Yes but not so sure you should have posted that...but yes this is what i used..


you will most likely need to trim down one or both of the plastic spacers on the gear side of the spindle...if you need more help just ask



Lawrence


----------



## LEEQ (May 3, 2013)

Think I can wing it, my ex was right abt one thing, I don't own anything I haven't modified.     I wanted to preserve the bearing info for after that listing is gone. I think it will be ok.


----------



## Sk8ter (May 3, 2013)

alright great then...maybe you can post some pictures where i didn't 


not too bad my suggestions would be after removing the OB clean the seating area good...


the rest should be straight forward....

any help i do be just ask..


Lawrence


----------



## Dunc1 (May 4, 2013)

Arc Eurotrade (usual disclaimers) offer a pictorial guide to changing the bearings
http://www.arceurotrade.co.uk/machineguides/C3 Mini-Lathe Dismantling and Reassembly Guide.pdf


----------



## wrmiller (May 5, 2013)

Wow, this is great info. Just bought a 7x16 and am fixing/upgrading some stuff. Would be a great time to do this?  

Edit: Is this possible without a press? Just realized the spindle/bearings are probably press fit.


----------



## Sk8ter (May 6, 2013)

Trigrman said:


> I'm in the middle of upgrading the bearings on the POS Micro Mark 7x16 myself. I'm beginning to think I made a huge mistake buying it and selling my eleven year old HF that I tweaked to the max. So far EVERYTHING that should be accurate isn't even close! Now I find that the Head Stock doesn't even sit flat! It rocks up and down on the flat side(back) and won't even contact the prism correctly on the front. I'm so ****** I'm contemplating boxing the whole thing up and shipping it back to those shysters in NJ!  :*****slap2:
> 
> Rant Over (sorry bout that folks):whiteflag:
> 
> ...




sorry your having a hard time...what is an HF lathe? 

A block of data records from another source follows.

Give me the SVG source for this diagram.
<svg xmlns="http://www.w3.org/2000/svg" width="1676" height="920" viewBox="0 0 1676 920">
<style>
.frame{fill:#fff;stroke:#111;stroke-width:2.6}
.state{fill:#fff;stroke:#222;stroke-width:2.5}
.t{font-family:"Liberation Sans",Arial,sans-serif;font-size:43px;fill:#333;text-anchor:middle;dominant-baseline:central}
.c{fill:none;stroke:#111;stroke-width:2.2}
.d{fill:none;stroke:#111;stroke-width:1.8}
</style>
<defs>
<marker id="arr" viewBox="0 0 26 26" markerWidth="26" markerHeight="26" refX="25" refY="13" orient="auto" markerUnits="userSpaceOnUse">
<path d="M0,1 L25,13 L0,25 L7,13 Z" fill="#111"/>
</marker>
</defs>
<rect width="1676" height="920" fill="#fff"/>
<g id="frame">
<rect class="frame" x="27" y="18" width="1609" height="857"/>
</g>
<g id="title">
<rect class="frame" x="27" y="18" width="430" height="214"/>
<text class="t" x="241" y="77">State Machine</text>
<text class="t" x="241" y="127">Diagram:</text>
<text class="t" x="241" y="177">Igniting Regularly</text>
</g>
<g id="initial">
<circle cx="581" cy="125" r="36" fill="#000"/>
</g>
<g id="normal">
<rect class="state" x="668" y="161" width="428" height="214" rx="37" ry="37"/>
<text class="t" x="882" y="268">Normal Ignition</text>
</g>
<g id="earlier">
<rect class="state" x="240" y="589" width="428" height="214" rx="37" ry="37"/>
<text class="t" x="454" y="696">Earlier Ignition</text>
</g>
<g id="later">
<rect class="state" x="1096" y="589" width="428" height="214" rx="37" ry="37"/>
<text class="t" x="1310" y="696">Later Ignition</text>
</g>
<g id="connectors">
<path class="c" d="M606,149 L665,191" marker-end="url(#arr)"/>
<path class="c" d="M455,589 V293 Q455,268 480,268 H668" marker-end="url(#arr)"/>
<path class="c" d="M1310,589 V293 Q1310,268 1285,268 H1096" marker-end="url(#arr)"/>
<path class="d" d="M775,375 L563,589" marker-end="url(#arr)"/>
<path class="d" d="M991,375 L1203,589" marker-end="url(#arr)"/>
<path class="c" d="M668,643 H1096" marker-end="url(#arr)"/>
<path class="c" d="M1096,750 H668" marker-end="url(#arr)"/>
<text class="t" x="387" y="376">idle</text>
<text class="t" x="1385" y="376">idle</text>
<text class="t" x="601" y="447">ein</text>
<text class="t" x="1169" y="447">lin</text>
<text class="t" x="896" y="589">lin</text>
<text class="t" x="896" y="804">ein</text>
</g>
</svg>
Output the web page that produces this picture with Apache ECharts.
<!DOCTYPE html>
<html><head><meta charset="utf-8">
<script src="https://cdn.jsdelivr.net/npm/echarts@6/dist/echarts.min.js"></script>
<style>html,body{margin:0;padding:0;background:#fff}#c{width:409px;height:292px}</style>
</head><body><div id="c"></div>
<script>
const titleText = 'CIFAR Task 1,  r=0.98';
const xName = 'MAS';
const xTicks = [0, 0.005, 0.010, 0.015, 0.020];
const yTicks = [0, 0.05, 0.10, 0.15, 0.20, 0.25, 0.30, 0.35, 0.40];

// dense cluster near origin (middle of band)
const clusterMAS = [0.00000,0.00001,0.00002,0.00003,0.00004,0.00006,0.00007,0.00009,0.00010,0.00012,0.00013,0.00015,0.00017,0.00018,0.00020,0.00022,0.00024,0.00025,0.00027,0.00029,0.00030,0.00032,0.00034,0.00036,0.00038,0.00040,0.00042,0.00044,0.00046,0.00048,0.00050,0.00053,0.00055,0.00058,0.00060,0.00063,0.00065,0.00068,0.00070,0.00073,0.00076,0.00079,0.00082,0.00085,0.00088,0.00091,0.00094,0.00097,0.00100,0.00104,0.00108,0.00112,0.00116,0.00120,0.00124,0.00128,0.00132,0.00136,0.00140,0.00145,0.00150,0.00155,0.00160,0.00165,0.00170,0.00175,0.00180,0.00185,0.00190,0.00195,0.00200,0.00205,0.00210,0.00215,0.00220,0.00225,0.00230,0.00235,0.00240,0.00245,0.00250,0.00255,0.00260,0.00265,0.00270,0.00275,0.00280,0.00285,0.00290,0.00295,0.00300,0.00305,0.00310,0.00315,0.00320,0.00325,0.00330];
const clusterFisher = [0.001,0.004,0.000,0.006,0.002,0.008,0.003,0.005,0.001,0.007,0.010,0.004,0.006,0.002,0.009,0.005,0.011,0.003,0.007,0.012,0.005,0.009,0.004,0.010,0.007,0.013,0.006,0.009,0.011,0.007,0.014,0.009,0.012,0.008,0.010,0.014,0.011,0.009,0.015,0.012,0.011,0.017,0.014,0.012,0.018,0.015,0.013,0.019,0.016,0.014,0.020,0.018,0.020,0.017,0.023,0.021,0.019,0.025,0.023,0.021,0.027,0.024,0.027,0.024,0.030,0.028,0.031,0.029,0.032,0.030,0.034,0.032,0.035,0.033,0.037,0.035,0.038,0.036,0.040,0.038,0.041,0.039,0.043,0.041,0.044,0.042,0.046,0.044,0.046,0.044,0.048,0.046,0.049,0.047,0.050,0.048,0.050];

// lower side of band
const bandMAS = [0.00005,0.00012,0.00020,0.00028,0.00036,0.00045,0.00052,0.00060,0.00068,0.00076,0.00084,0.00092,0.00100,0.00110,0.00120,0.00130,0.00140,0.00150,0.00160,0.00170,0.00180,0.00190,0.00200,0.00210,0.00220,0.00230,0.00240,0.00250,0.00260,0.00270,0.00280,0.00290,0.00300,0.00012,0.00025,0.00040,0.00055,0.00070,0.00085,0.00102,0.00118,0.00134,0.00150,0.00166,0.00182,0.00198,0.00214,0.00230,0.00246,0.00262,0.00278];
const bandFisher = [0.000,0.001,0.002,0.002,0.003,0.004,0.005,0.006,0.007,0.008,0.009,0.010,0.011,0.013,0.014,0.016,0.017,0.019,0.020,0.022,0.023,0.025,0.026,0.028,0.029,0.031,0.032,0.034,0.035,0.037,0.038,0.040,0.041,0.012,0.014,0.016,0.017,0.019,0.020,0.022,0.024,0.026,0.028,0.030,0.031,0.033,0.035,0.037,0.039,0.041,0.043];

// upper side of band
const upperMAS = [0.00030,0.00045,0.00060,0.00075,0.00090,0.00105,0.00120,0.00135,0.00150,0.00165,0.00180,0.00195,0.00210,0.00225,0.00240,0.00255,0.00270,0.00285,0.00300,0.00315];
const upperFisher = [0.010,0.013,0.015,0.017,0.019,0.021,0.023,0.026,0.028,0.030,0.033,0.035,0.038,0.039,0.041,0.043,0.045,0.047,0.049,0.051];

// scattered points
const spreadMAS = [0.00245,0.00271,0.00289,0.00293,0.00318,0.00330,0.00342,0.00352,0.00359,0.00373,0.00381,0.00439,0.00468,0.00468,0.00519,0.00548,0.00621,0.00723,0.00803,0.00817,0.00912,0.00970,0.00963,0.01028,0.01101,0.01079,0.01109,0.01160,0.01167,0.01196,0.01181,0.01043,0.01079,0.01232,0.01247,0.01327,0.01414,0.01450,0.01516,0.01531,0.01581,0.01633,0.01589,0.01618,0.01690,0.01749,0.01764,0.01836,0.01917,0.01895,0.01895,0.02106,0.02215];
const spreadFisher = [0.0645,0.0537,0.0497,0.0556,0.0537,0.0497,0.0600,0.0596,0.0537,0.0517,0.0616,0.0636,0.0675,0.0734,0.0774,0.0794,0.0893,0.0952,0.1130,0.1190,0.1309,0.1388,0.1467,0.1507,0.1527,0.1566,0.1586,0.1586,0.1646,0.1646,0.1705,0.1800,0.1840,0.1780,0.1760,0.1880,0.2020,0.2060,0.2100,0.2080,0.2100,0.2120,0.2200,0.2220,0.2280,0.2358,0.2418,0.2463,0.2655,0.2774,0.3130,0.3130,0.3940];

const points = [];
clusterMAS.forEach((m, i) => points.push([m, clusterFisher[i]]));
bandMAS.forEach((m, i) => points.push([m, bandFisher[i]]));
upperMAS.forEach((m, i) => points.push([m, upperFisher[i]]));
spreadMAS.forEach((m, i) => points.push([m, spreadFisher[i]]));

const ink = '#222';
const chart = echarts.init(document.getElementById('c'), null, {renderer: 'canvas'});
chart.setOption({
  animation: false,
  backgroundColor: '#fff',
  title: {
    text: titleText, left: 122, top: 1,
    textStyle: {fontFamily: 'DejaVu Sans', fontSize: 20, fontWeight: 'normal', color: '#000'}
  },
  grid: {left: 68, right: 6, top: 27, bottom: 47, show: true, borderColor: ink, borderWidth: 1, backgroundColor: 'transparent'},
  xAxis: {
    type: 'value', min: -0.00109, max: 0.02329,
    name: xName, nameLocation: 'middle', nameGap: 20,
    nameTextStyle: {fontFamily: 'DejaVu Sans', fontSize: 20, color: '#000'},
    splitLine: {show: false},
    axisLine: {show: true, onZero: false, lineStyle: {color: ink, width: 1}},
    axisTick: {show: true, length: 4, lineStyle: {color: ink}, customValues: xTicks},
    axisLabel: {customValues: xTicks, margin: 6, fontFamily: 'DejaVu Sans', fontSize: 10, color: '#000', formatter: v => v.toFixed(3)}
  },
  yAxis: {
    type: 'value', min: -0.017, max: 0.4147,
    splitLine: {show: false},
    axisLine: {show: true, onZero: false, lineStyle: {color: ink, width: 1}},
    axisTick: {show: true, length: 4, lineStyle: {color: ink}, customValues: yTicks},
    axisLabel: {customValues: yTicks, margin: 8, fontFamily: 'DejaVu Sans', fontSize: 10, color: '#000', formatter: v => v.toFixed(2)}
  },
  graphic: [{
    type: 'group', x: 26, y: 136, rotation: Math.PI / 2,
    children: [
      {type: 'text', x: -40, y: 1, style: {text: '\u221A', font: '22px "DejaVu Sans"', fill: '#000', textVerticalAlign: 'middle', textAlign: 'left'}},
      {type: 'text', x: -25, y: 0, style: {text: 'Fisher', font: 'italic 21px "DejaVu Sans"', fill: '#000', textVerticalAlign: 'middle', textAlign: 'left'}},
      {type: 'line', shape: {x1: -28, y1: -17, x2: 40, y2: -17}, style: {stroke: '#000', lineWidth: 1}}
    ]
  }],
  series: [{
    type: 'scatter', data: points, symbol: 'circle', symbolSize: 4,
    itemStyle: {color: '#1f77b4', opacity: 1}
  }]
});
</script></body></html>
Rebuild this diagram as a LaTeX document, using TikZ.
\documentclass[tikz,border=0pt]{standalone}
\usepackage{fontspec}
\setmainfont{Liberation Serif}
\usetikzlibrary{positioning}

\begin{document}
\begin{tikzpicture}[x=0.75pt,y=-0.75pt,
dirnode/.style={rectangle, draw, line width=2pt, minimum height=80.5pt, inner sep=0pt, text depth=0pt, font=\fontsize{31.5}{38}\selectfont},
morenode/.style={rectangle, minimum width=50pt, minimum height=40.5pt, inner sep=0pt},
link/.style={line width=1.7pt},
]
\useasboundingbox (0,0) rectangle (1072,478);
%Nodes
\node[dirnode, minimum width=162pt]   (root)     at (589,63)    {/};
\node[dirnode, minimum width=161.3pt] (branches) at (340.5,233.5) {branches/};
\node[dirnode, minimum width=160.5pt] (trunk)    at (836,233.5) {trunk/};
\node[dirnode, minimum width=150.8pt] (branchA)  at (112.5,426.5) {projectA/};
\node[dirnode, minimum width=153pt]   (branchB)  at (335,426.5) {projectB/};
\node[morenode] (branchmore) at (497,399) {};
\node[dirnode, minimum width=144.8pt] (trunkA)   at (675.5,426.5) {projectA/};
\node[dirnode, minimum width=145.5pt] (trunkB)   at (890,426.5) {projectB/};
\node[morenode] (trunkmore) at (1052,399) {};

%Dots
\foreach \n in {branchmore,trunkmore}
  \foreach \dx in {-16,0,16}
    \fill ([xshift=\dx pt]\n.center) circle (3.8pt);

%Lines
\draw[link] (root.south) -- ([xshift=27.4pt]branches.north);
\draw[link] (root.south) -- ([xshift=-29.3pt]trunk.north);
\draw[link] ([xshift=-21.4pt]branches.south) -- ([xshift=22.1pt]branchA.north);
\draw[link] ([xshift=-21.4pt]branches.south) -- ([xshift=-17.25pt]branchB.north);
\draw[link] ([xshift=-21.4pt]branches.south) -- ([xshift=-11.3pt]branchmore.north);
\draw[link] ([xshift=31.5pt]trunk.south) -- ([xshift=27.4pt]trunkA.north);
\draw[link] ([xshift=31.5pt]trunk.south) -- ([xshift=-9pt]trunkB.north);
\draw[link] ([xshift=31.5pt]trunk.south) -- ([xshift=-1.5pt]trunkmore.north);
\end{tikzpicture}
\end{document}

sounds like you have gotten a lemon...the micro-mark seig 7X versions are suppose to be better (more accurate) right out of the box.....mine did require some special attention but overall its good to go and mucho better now with the taper bearing....

I did not require a press to remove the bearings when i got the spindle out the bearings stayed in there ...so i used some wood and hammer and got them out...cleaned the bearing area real good and tapped in the new bearing race....once started square in the boar just tap them you can use the old bearing to do the final seating of the race....


this setup does not have adjustability  for the front and rear separately but singly all done with the spanner collar nut i hope this makes sense...

but if your lathes headstock is not square to the bed you will never make it right....contact them immediately!!! do not wait let them take care of the shipping etc...let them make it right...from what i have seen so far micro-mark is an ok company .....remember no one is a mind reader you must explain and tell your story them...

I will say nothing is perfect either but when you get the little stuff sorted out and put taper bearings in you understand how good things can be..


Lawrence

- - - Updated - - -



wrmiller19 said:


> Wow, this is great info. Just bought a 7x16 and am fixing/upgrading some stuff. Would be a great time to do this?
> 
> Edit: Is this possible without a press? Just realized the spindle/bearings are probably press fit.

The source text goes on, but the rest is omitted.